■ **To be done**
Set aside the pictures and output only the lines from the one containing "Write a Python" up to and including the one containing "return (x, H - y)".

• • • • •

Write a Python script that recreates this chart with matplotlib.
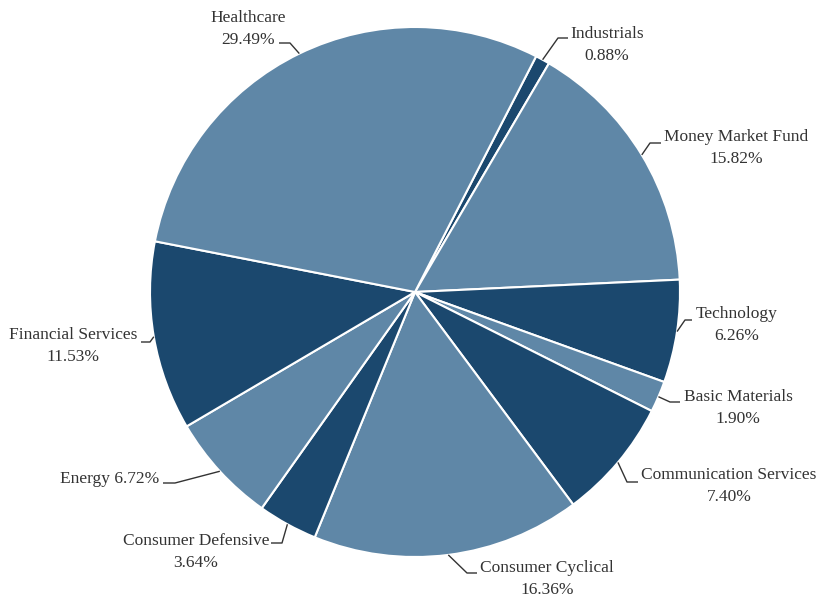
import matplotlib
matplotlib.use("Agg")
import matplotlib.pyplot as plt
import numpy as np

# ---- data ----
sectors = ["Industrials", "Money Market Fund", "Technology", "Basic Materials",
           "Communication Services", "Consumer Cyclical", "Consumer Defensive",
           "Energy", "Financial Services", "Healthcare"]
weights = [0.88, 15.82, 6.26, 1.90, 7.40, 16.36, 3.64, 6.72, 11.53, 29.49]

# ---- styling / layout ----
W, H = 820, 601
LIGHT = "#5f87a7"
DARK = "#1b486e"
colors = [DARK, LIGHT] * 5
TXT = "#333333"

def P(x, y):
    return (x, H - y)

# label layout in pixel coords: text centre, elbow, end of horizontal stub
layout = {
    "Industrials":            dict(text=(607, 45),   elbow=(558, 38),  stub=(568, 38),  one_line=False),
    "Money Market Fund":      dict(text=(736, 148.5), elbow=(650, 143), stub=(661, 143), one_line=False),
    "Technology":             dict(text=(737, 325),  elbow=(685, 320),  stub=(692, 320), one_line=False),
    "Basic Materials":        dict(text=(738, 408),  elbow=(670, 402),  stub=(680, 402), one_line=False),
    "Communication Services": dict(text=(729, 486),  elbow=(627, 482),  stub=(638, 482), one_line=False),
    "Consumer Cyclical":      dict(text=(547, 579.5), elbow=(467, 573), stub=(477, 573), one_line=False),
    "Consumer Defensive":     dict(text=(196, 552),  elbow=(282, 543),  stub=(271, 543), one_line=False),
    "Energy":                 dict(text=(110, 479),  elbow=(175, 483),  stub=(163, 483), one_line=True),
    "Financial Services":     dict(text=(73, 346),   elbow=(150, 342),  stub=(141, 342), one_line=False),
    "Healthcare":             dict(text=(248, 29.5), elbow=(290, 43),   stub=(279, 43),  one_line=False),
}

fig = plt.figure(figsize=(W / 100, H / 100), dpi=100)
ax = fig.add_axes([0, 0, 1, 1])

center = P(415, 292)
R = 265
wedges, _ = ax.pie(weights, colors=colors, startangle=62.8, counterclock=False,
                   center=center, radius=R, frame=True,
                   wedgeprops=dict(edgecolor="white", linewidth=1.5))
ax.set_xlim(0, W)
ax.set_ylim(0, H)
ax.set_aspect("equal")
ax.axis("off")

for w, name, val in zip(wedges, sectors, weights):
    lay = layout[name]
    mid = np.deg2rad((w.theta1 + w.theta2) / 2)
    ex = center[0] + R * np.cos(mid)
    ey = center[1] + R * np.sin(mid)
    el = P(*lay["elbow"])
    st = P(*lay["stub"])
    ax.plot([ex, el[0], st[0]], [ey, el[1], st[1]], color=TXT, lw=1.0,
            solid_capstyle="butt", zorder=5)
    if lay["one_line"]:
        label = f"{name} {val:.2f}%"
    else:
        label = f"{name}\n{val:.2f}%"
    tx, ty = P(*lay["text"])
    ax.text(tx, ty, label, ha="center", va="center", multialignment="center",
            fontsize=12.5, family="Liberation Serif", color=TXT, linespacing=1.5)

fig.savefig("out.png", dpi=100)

• • • • •

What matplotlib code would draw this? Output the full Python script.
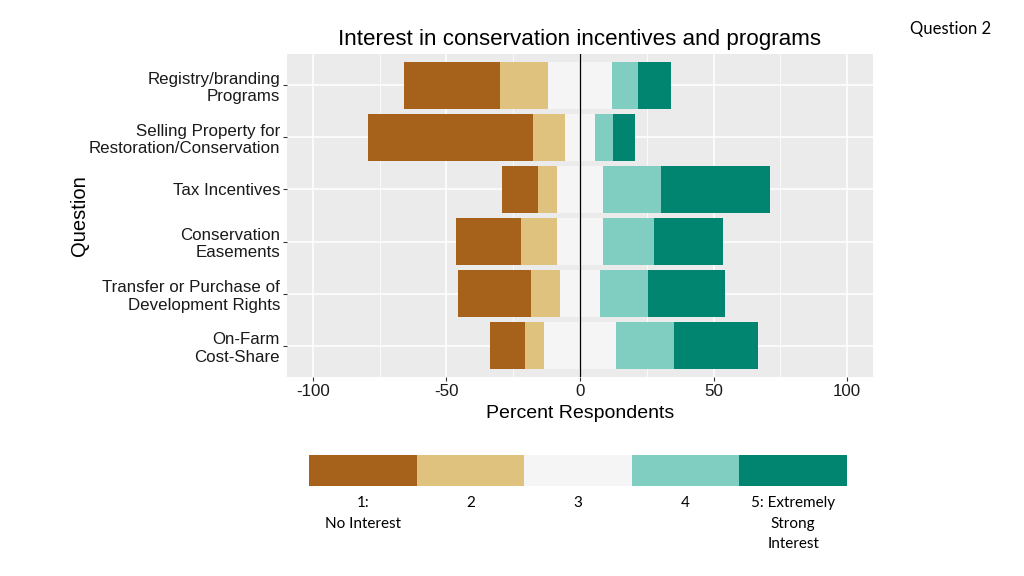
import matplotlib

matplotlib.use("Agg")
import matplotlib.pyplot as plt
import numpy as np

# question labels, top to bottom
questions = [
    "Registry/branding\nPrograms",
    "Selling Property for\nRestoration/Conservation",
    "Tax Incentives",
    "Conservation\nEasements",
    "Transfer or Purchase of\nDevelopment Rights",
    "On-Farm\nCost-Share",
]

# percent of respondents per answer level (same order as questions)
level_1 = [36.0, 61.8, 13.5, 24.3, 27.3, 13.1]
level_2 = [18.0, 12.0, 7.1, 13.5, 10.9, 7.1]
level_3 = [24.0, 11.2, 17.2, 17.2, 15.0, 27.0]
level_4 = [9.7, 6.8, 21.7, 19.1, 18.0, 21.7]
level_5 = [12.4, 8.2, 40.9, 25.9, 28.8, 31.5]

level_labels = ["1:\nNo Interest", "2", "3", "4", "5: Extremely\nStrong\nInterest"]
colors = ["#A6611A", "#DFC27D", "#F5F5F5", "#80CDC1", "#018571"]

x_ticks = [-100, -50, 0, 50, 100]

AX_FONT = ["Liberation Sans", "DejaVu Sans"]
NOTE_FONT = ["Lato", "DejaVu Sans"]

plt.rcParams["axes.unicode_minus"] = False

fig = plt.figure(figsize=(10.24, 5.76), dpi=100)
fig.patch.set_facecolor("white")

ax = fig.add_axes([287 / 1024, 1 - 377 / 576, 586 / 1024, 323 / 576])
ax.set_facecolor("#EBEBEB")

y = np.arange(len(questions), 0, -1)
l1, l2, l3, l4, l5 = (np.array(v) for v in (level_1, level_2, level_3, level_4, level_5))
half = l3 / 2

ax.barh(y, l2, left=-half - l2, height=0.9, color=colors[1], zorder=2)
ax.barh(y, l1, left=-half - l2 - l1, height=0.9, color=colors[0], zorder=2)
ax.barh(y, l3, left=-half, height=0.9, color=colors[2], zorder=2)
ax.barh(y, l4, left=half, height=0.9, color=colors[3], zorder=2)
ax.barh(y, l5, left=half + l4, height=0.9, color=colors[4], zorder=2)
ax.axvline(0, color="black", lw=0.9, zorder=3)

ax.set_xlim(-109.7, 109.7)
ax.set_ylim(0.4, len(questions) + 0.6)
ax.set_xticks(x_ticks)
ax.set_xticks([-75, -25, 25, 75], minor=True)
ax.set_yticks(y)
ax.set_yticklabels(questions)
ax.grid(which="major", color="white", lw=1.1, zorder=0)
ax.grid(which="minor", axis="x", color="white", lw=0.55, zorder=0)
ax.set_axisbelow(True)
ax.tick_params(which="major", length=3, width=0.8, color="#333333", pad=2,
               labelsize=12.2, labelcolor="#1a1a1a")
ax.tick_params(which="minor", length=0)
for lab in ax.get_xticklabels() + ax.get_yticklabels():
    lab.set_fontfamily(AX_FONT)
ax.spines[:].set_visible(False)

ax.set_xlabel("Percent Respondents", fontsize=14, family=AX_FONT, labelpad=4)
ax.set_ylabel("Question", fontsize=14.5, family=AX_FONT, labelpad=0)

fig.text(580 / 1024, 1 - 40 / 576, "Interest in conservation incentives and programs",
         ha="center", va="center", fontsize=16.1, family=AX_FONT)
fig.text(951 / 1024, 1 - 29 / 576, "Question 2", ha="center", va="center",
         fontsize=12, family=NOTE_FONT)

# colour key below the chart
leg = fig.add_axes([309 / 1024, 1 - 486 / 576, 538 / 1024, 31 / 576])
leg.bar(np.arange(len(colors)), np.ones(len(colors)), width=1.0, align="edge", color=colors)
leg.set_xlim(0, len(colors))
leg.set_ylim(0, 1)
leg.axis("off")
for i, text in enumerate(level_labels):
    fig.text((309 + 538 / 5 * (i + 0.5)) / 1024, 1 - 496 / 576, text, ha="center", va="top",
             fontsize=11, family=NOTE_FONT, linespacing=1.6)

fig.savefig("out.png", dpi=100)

• • • • •

■ **Reply to the exercise**
Write a Python script that recreates this chart with matplotlib.
import matplotlib
matplotlib.use("Agg")
import matplotlib.pyplot as plt
import numpy as np

# ---- data ----
sectors = ["Industrials", "Money Market Fund", "Technology", "Basic Materials",
           "Communication Services", "Consumer Cyclical", "Consumer Defensive",
           "Energy", "Financial Services", "Healthcare"]
weights = [0.88, 15.82, 6.26, 1.90, 7.40, 16.36, 3.64, 6.72, 11.53, 29.49]

# ---- styling / layout ----
W, H = 820, 601
LIGHT = "#5f87a7"
DARK = "#1b486e"
colors = [DARK, LIGHT] * 5
TXT = "#333333"

def P(x, y):
    return (x, H - y)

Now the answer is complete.